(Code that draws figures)

——

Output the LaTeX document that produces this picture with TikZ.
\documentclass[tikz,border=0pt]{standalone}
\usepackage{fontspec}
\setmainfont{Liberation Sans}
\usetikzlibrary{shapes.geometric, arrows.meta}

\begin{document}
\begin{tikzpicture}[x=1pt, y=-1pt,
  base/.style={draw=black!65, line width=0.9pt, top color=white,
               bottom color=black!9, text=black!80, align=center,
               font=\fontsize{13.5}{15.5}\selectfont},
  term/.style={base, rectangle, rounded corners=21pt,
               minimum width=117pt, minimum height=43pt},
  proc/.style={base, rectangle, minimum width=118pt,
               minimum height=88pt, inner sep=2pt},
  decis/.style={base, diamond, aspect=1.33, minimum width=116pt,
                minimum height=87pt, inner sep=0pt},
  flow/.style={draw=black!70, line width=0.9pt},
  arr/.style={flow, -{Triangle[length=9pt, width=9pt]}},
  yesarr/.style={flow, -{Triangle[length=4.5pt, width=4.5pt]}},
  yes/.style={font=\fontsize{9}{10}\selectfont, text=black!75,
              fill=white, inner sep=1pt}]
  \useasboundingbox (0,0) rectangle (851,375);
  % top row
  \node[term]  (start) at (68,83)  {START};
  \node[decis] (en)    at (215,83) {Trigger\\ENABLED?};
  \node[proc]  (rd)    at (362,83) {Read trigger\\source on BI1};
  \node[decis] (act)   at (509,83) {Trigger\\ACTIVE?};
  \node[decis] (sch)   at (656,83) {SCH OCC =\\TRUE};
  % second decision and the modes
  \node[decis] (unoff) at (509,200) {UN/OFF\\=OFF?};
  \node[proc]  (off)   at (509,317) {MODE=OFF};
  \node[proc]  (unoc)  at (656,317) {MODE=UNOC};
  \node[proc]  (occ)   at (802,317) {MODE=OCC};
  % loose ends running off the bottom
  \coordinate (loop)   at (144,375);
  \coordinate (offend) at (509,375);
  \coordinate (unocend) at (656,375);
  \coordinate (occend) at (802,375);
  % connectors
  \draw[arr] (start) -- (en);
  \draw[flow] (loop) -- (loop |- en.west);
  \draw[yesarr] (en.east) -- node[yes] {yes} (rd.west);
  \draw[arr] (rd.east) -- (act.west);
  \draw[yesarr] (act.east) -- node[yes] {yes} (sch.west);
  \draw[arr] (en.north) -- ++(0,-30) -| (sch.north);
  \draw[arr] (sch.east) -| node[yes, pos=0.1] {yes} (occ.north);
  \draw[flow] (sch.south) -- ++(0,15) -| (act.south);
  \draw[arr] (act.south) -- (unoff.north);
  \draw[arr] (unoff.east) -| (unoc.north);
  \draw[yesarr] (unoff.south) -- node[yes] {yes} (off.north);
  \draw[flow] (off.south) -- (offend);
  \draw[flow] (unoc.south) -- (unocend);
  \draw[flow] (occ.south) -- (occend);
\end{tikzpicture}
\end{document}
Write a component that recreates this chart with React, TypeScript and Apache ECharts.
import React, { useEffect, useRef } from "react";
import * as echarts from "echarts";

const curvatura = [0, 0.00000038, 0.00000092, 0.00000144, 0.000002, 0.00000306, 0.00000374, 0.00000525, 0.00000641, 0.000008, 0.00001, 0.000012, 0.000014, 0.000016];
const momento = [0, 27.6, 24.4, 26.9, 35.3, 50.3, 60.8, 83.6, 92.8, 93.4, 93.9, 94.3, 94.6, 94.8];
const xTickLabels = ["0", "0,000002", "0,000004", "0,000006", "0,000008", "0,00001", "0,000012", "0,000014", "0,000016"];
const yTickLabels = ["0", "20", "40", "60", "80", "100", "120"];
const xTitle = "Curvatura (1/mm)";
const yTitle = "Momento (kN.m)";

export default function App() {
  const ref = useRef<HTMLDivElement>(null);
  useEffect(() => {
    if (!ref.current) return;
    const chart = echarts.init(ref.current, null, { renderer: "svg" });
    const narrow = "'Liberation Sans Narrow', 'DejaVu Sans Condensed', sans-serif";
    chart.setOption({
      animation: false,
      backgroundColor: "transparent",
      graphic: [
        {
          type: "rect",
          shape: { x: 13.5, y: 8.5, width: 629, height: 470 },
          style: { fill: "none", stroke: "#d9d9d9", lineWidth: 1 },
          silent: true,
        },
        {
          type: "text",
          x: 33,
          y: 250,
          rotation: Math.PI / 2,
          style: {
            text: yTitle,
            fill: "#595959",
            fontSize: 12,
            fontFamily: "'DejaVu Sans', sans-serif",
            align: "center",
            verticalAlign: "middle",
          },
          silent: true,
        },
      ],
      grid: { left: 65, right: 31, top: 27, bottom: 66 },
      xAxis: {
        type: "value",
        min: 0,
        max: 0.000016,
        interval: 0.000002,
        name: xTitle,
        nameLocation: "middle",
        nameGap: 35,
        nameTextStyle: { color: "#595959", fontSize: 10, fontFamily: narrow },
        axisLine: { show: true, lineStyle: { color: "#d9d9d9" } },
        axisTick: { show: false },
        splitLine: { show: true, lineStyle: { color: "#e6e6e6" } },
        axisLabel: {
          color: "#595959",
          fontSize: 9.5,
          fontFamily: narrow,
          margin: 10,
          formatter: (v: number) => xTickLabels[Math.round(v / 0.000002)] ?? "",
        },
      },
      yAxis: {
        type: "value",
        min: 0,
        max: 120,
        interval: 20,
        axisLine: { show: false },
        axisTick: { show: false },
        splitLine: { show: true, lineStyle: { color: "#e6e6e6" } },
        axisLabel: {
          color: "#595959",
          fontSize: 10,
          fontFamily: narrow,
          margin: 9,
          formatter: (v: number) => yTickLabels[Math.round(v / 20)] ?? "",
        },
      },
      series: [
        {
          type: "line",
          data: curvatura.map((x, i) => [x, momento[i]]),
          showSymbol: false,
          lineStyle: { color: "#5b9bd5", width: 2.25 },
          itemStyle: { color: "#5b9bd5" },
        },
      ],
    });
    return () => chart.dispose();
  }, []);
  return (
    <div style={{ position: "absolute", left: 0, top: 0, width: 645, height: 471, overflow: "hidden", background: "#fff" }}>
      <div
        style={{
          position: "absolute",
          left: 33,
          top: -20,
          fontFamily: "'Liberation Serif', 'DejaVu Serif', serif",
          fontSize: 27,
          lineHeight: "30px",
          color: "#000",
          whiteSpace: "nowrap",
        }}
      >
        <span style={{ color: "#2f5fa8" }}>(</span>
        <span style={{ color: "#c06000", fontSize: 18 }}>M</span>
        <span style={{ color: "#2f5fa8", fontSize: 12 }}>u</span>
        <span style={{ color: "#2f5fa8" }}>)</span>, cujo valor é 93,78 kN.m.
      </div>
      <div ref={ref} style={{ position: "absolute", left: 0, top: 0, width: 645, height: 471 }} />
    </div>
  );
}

——

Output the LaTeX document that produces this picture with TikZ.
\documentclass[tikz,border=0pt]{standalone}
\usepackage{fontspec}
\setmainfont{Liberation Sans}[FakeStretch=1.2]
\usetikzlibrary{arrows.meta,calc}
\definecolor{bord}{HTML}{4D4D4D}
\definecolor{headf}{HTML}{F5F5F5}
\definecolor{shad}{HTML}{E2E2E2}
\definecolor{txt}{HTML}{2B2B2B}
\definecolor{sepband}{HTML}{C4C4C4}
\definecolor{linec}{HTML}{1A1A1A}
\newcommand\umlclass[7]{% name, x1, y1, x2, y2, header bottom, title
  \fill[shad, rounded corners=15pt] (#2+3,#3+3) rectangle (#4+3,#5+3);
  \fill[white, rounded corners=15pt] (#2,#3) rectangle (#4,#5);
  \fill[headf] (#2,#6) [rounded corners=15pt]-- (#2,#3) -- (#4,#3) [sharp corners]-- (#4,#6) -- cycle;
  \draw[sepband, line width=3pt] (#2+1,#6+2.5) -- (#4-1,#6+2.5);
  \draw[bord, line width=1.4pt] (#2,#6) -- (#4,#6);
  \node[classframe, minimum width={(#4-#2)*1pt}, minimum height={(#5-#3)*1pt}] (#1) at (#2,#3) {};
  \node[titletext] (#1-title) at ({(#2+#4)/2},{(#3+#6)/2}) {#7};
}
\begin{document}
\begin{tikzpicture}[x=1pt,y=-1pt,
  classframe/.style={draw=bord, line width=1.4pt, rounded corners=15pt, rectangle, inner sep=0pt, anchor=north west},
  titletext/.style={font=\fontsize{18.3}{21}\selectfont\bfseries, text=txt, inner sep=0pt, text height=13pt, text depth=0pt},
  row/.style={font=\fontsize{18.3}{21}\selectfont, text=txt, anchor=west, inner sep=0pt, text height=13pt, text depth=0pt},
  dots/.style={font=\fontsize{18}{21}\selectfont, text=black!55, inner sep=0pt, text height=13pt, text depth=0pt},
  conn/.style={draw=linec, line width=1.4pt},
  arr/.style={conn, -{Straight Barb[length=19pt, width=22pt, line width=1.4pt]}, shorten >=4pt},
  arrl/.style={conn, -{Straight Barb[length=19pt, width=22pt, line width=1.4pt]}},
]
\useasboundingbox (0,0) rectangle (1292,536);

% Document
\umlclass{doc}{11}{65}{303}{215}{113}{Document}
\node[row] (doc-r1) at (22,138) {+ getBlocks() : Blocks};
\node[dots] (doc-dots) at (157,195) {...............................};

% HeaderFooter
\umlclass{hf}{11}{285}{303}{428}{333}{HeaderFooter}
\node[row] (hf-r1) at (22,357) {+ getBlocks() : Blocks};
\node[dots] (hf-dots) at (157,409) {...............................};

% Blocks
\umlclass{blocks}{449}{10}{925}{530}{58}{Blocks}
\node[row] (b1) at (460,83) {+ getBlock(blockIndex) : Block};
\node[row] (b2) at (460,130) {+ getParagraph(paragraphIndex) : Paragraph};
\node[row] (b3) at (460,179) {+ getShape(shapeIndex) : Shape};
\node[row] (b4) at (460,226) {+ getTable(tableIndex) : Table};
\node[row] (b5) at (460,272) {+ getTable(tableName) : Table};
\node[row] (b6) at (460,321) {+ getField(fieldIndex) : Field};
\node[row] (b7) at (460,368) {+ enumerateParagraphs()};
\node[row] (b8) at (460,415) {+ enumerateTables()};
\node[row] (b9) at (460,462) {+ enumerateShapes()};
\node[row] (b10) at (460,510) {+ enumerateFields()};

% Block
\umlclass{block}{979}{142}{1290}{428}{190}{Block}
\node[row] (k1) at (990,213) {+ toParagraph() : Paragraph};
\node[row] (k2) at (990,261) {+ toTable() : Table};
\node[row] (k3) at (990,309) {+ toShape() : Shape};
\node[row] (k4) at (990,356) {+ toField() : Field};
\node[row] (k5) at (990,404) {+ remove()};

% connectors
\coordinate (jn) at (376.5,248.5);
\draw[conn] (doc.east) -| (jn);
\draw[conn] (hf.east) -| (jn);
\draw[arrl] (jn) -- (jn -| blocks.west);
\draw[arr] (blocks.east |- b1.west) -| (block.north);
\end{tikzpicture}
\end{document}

——

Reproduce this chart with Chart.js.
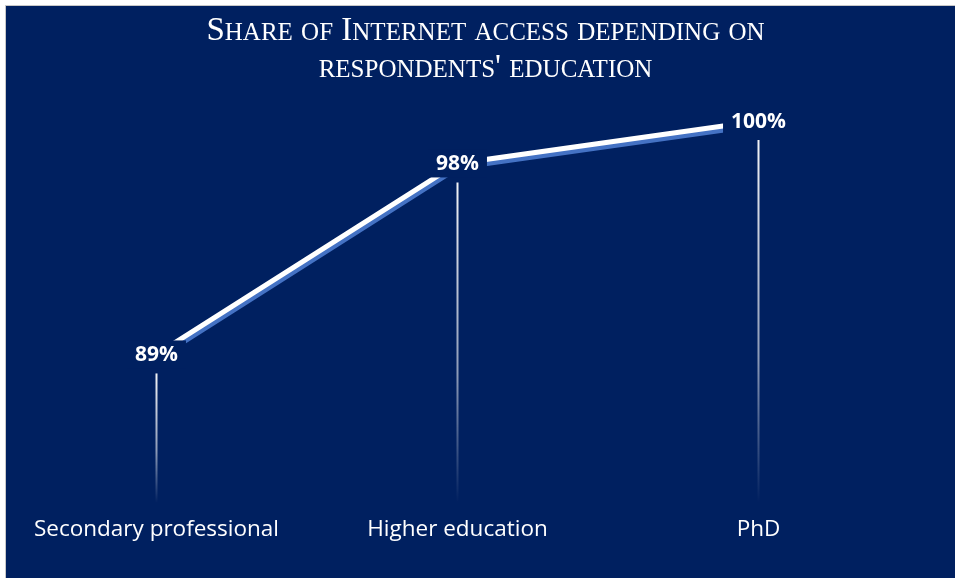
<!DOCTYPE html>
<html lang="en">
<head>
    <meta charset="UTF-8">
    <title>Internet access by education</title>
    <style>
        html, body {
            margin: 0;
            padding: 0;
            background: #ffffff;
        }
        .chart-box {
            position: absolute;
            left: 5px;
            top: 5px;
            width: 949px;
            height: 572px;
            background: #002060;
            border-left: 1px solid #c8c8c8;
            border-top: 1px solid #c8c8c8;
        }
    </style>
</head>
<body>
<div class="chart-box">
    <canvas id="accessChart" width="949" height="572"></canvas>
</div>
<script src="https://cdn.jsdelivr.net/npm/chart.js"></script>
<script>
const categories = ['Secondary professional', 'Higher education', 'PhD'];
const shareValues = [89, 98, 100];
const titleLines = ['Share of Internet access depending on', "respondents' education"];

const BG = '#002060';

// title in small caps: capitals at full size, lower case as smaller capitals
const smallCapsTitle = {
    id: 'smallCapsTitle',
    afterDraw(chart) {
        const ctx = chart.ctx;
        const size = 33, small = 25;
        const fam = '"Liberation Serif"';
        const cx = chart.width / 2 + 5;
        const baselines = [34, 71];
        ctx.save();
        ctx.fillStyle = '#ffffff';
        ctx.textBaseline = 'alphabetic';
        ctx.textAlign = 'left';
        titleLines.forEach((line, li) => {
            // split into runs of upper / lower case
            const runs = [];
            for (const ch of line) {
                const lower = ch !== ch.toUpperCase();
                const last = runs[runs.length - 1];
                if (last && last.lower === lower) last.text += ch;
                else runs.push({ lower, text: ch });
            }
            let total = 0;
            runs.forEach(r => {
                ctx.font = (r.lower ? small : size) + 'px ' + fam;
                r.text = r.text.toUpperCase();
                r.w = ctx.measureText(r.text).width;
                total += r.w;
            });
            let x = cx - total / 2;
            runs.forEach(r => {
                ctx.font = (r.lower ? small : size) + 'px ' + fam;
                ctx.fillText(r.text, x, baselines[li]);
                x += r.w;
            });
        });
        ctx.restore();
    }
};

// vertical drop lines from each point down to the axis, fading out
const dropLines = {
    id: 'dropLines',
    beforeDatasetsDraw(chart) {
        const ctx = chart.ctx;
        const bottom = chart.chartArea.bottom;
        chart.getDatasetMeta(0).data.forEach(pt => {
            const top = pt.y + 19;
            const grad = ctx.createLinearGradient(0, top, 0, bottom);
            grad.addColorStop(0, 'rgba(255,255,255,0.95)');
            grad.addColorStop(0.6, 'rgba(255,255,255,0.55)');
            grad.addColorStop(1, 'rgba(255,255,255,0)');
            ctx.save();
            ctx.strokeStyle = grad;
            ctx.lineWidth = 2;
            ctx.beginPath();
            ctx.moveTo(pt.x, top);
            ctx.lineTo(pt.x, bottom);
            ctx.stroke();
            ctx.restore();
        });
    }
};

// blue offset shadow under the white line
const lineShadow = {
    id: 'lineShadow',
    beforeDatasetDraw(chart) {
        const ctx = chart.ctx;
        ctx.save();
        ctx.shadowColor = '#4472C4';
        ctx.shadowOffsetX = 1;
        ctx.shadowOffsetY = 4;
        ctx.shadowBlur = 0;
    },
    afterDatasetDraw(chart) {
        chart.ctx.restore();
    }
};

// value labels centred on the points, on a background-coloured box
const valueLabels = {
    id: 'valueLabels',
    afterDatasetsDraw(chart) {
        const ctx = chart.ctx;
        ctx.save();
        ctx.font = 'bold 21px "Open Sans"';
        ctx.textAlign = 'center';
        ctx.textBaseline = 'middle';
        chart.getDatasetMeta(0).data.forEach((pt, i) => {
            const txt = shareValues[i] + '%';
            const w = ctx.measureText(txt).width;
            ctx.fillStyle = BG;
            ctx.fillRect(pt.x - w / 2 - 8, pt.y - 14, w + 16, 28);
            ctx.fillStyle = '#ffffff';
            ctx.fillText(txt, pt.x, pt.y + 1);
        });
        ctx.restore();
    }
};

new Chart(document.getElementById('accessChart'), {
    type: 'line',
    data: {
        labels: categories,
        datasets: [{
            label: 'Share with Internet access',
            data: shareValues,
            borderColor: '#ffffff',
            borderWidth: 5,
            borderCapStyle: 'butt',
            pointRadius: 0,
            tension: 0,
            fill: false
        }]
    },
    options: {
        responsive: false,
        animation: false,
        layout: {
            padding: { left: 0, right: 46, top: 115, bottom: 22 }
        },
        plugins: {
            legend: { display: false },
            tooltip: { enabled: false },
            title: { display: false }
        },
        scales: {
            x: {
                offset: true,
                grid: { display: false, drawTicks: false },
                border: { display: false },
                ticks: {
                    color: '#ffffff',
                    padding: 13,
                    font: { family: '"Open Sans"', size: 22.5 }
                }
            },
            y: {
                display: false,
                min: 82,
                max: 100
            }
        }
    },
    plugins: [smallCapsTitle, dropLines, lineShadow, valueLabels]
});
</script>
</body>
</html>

——

Copy the lines above exactly, starting at the one with "Reproduce this chart with Chart.js." and ending at the one with "const BG = '#002060';", both included. Leave out any pictures and add nothing else.

__RESPONSE TO THE EXERCISE__:
Reproduce this chart with Chart.js.
<!DOCTYPE html>
<html lang="en">
<head>
    <meta charset="UTF-8">
    <title>Internet access by education</title>
    <style>
        html, body {
            margin: 0;
            padding: 0;
            background: #ffffff;
        }
        .chart-box {
            position: absolute;
            left: 5px;
            top: 5px;
            width: 949px;
            height: 572px;
            background: #002060;
            border-left: 1px solid #c8c8c8;
            border-top: 1px solid #c8c8c8;
        }
    </style>
</head>
<body>
<div class="chart-box">
    <canvas id="accessChart" width="949" height="572"></canvas>
</div>
<script src="https://cdn.jsdelivr.net/npm/chart.js"></script>
<script>
const categories = ['Secondary professional', 'Higher education', 'PhD'];
const shareValues = [89, 98, 100];
const titleLines = ['Share of Internet access depending on', "respondents' education"];

const BG = '#002060';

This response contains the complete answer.